Stated problem —
For each line in the data below that holds "this", return a copy.

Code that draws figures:

====

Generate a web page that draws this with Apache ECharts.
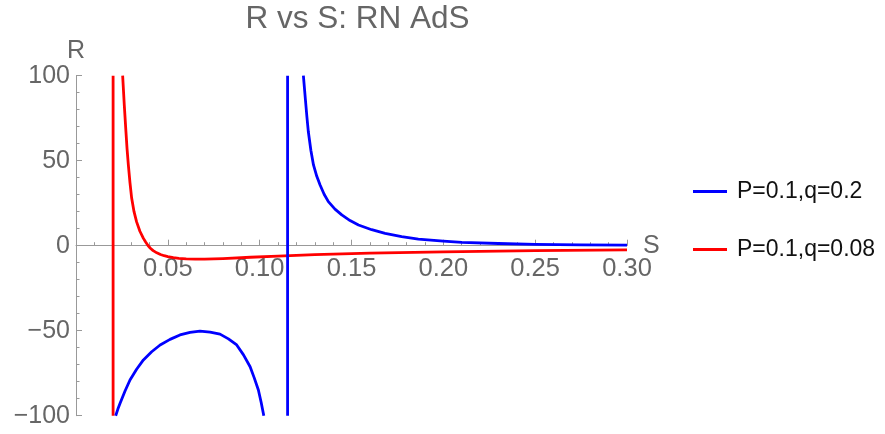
<!DOCTYPE html>
<html>
<head>
<meta charset="utf-8">
<script src="https://cdn.jsdelivr.net/npm/echarts@6/dist/echarts.min.js"></script>
<style>
html,body{margin:0;padding:0;background:#fff;}
#chart{width:885px;height:434px;}
</style>
</head>
<body>
<div id="chart"></div>
<script>
// Series names
const seriesNames = ['P=0.1,q=0.2', 'P=0.1,q=0.08'];

// Blue curve (q=0.2): left arch branch
const blueArchS = [0.0216, 0.0228, 0.0240, 0.0267, 0.0294, 0.0330, 0.0367, 0.0412, 0.0458, 0.0512, 0.0566, 0.0621, 0.0675, 0.0730, 0.0784, 0.0830, 0.0875, 0.0912, 0.0948, 0.0970, 0.0993, 0.1008, 0.10225];
const blueArchR = [-100, -96.1, -92.7, -85.5, -79, -72.7, -67.2, -62.4, -58.4, -55.1, -52.5, -51.0, -50.2, -50.8, -52, -54.8, -58.4, -64.2, -71.2, -77.6, -84.9, -92.1, -100];
// Blue jump (pole) joining line
const blueJumpS = [0.1152, 0.1152];
const blueJumpR = [-100, 100];
// Blue right branch
const blueRightS = [0.1238, 0.1249, 0.1257, 0.1265, 0.1279, 0.1293, 0.1311, 0.1329, 0.1351, 0.1374, 0.1410, 0.1447, 0.1492, 0.1538, 0.1610, 0.1683, 0.1773, 0.1864, 0.2000, 0.2101, 0.2300, 0.2500, 0.2750, 0.3000];
const blueRightR = [100, 86, 76, 67, 56, 47.5, 40.8, 35.7, 30.3, 25.9, 21.5, 18.1, 14.8, 12.2, 9.4, 7.3, 5.4, 3.9, 2.7, 2.0, 1.3, 0.8, 0.5, 0.3];

// Red curve (q=0.08): jump line and right branch
const redJumpS = [0.0202, 0.0202];
const redJumpR = [-100, 100];
const redRightS = [0.0254, 0.0263, 0.0272, 0.0278, 0.0285, 0.0294, 0.0303, 0.0316, 0.0330, 0.0348, 0.0367, 0.0380, 0.0392, 0.0405, 0.0420, 0.0440, 0.0460, 0.0480, 0.0500, 0.0530, 0.0560, 0.0600, 0.0650, 0.0700, 0.0800, 0.0950, 0.1100, 0.1300, 0.1600, 0.2000, 0.2500, 0.3000];
const redRightR = [100, 82.5, 67, 57, 47.5, 37, 28, 20, 14, 8.5, 4.3, 2.0, 0.1, -1.5, -2.9, -4.2, -5.2, -5.9, -6.4, -7.0, -7.4, -7.7, -7.85, -7.85, -7.55, -6.8, -6.1, -5.3, -4.4, -3.6, -2.9, -2.4];

// Axis ticks
const xTicks = [0, 0.05, 0.10, 0.15, 0.20, 0.25, 0.30];
const yTicks = [-100, -50, 0, 50, 100];

const zip = (a, b) => a.map((v, i) => [v, b[i]]);

const chart = echarts.init(document.getElementById('chart'), null, {renderer: 'canvas'});
const FONT = '"Liberation Sans", Arial, sans-serif';
const axisGray = '#999999';
const labelGray = '#666666';
const BLUE = '#0000ff';
const RED = '#ff0000';

const GRID_TOP = 75.7, GRID_BOTTOM_PX = 415.7;
const plotH = GRID_BOTTOM_PX - GRID_TOP;
// distance from bottom of plot to the R=0 line (axis crossing)
const zeroOffset = plotH * (0 - yTicks[0]) / (yTicks[yTicks.length - 1] - yTicks[0]);

function lineSeries(name, s, r, color, z) {
  return {
    name: name,
    type: 'line',
    data: zip(s, r),
    showSymbol: false,
    symbol: 'none',
    smooth: false,
    clip: true,
    z: z,
    lineStyle: {color: color, width: 2.8, join: 'round', cap: 'butt'},
    itemStyle: {color: color}
  };
}

chart.setOption({
  animation: false,
  title: {
    text: 'R vs S: RN AdS',
    left: 352.5,
    textAlign: 'center',
    top: -2,
    textStyle: {fontFamily: FONT, fontSize: 31.5, fontWeight: 'normal', color: labelGray}
  },
  legend: {
    orient: 'vertical',
    left: 688,
    top: 175,
    itemWidth: 34,
    itemHeight: 3,
    itemGap: 35,
    icon: 'rect',
    data: seriesNames,
    textStyle: {fontFamily: FONT, fontSize: 23, color: '#111111', padding: [0, 0, 0, 5]}
  },
  grid: {left: 76, right: 258, top: GRID_TOP, bottom: 434 - GRID_BOTTOM_PX, containLabel: false, outerBoundsMode: 'none'},
  xAxis: {
    type: 'value',
    position: 'bottom',
    offset: -zeroOffset,
    min: xTicks[0],
    max: xTicks[xTicks.length - 1],
    interval: 0.05,
    name: 'S',
    nameLocation: 'end',
    nameGap: 16,
    nameMoveOverlap: false,
    nameTextStyle: {fontFamily: FONT, fontSize: 25, color: labelGray, padding: [0, 0, 8, 0]},
    axisLine: {onZero: false, lineStyle: {color: axisGray, width: 1}},
    axisTick: {show: true, inside: true, length: 6, lineStyle: {color: axisGray}},
    minorTick: {show: true, splitNumber: 5, length: 3.5, lineStyle: {color: axisGray}},
    axisLabel: {
      fontFamily: FONT, fontSize: 25.5, color: labelGray, margin: 10,
      formatter: v => (Math.abs(v) < 1e-9 ? '' : v.toFixed(2))
    },
    splitLine: {show: false}
  },
  yAxis: {
    type: 'value',
    position: 'left',
    min: yTicks[0],
    max: yTicks[yTicks.length - 1],
    interval: 50,
    name: 'R',
    nameLocation: 'end',
    nameGap: 12,
    nameMoveOverlap: false,
    nameTextStyle: {fontFamily: FONT, fontSize: 25, color: labelGray, align: 'center'},
    axisLine: {onZero: false, lineStyle: {color: axisGray, width: 1}},
    axisTick: {show: true, inside: true, length: 6, lineStyle: {color: axisGray}},
    minorTick: {show: true, splitNumber: 5, length: 3.5, lineStyle: {color: axisGray}},
    axisLabel: {
      fontFamily: FONT, fontSize: 25, color: labelGray, margin: 6,
      formatter: v => (v < 0 ? '\u2212' + Math.abs(v) : String(v))
    },
    splitLine: {show: false}
  },
  series: [
    lineSeries(seriesNames[0], blueArchS, blueArchR, BLUE, 3),
    lineSeries(seriesNames[0], blueJumpS, blueJumpR, BLUE, 3),
    lineSeries(seriesNames[0], blueRightS, blueRightR, BLUE, 3),
    lineSeries(seriesNames[1], redJumpS, redJumpR, RED, 2),
    lineSeries(seriesNames[1], redRightS, redRightR, RED, 2)
  ]
});
</script>
</body>
</html>
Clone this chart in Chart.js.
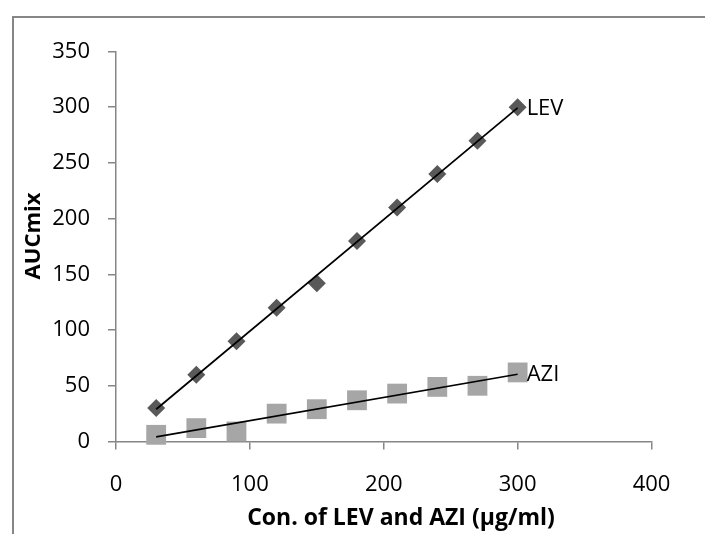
<!DOCTYPE html>
<html>
<head>
<meta charset="utf-8">
<script src="https://cdn.jsdelivr.net/npm/chart.js@4.4.1/dist/chart.umd.min.js"></script>
<style>
  html, body { margin: 0; padding: 0; background: #fff; }
  #wrap { width: 705px; height: 534px; }
</style>
</head>
<body>
<div id="wrap"><canvas id="calChart" width="705" height="534"></canvas></div>
<script>
// Calibration data (AUC of mixture vs concentration)
const concentrations = [30, 60, 90, 120, 150, 180, 210, 240, 270, 300];
const levAUC = [30, 60, 90, 120, 142, 180, 210, 240, 270, 300];
const aziAUC = [6, 12, 9, 25, 29, 37, 43, 49, 50, 62];
const seriesNames = ['LEV', 'AZI'];
const xTicks = [0, 100, 200, 300, 400];
const yTicks = [0, 50, 100, 150, 200, 250, 300, 350];
const xTitle = 'Con. of LEV and AZI (µg/ml)';
const yTitle = 'AUCmix';

const axisGray = '#868686';

// least squares trendline, from first to last x
function linearFit(xs, ys) {
    const n = xs.length;
    const mx = xs.reduce((a, b) => a + b, 0) / n;
    const my = ys.reduce((a, b) => a + b, 0) / n;
    let sxy = 0, sxx = 0;
    for (let i = 0; i < n; i++) {
        sxy += (xs[i] - mx) * (ys[i] - my);
        sxx += (xs[i] - mx) * (xs[i] - mx);
    }
    const slope = sxy / sxx;
    const intercept = my - slope * mx;
    const x0 = xs[0], x1 = xs[n - 1];
    return [{ x: x0, y: slope * x0 + intercept }, { x: x1, y: slope * x1 + intercept }];
}

function toPoints(xs, ys) {
    return xs.map((x, i) => ({ x: x, y: ys[i] }));
}

// gray frame around the chart (runs off the right and bottom edge)
const framePlugin = {
    id: 'frame',
    beforeDraw(chart) {
        const ctx = chart.ctx;
        ctx.save();
        ctx.strokeStyle = axisGray;
        ctx.lineWidth = 2;
        ctx.strokeRect(13, 17, 720, 540);
        ctx.restore();
    }
};

// axis titles, placed like the Excel original
const axisTitlePlugin = {
    id: 'axisTitles',
    afterDraw(chart) {
        const ctx = chart.ctx;
        ctx.save();
        ctx.fillStyle = '#000';
        ctx.textAlign = 'center';
        ctx.textBaseline = 'middle';
        ctx.font = "bold 23px 'Open Sans', sans-serif";
        ctx.fillText(xTitle, 401, 518);
        ctx.translate(34, 236);
        ctx.rotate(-Math.PI / 2);
        ctx.font = "bold 22px 'Open Sans', sans-serif";
        ctx.fillText(yTitle, 0, 0);
        ctx.restore();
    }
};

// series name next to the last point
const endLabelPlugin = {
    id: 'endLabels',
    afterDatasetsDraw(chart) {
        const ctx = chart.ctx;
        const xs = chart.scales.x, ys = chart.scales.y;
        ctx.save();
        ctx.font = "22px 'Open Sans', sans-serif";
        ctx.fillStyle = '#000';
        ctx.textAlign = 'left';
        ctx.textBaseline = 'middle';
        chart.data.datasets.forEach(ds => {
            if (!ds.endLabel) return;
            const last = ds.data[ds.data.length - 1];
            ctx.fillText(ds.endLabel, xs.getPixelForValue(last.x) + 9, ys.getPixelForValue(last.y) + 2);
        });
        ctx.restore();
    }
};

Chart.defaults.font.family = "'Open Sans', sans-serif";
Chart.defaults.color = '#000';

const ctx = document.getElementById('calChart').getContext('2d');
const calChart = new Chart(ctx, {
    type: 'scatter',
    data: {
        datasets: [{
            label: seriesNames[0] + ' trend',
            data: linearFit(concentrations, levAUC),
            showLine: true,
            borderColor: '#000',
            borderWidth: 1.75,
            pointRadius: 0,
            order: 0
        }, {
            label: seriesNames[1] + ' trend',
            data: linearFit(concentrations, aziAUC),
            showLine: true,
            borderColor: '#000',
            borderWidth: 1.75,
            pointRadius: 0,
            order: 0
        }, {
            label: seriesNames[0],
            endLabel: seriesNames[0],
            data: toPoints(concentrations, levAUC),
            pointStyle: 'rectRot',
            pointRadius: 9,
            backgroundColor: '#595959',
            borderWidth: 0,
            clip: false,
            order: 1
        }, {
            label: seriesNames[1],
            endLabel: seriesNames[1],
            data: toPoints(concentrations, aziAUC),
            pointStyle: 'rect',
            pointRadius: 14,
            backgroundColor: '#a6a6a6',
            borderWidth: 0,
            clip: false,
            order: 1
        }]
    },
    options: {
        responsive: false,
        animation: false,
        events: [],
        layout: {
            padding: { left: 0, top: 51.5, right: 53.5, bottom: 0 }
        },
        plugins: {
            legend: { display: false },
            tooltip: { enabled: false }
        },
        scales: {
            x: {
                type: 'linear',
                min: 0,
                max: 400,
                afterBuildTicks: s => { s.ticks = xTicks.map(v => ({ value: v })); },
                afterFit: s => { s.height = 92.5; },
                border: { color: axisGray, width: 1.5 },
                grid: { drawOnChartArea: false, drawTicks: true, tickLength: 8, color: axisGray, lineWidth: 1.5 },
                ticks: { padding: 22, font: { size: 22 }, color: '#000' }
            },
            y: {
                type: 'linear',
                min: 0,
                max: 350,
                afterBuildTicks: s => { s.ticks = yTicks.map(v => ({ value: v })); },
                afterFit: s => { s.width = 116; },
                border: { color: axisGray, width: 1.5 },
                grid: { drawOnChartArea: false, drawTicks: true, tickLength: 8, color: axisGray, lineWidth: 1.5 },
                ticks: { padding: 18, font: { size: 22 }, color: '#000' }
            }
        }
    },
    plugins: [framePlugin, axisTitlePlugin, endLabelPlugin]
});
</script>
</body>
</html>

====

Solution below —
Generate a web page that draws this with Apache ECharts.
Clone this chart in Chart.js.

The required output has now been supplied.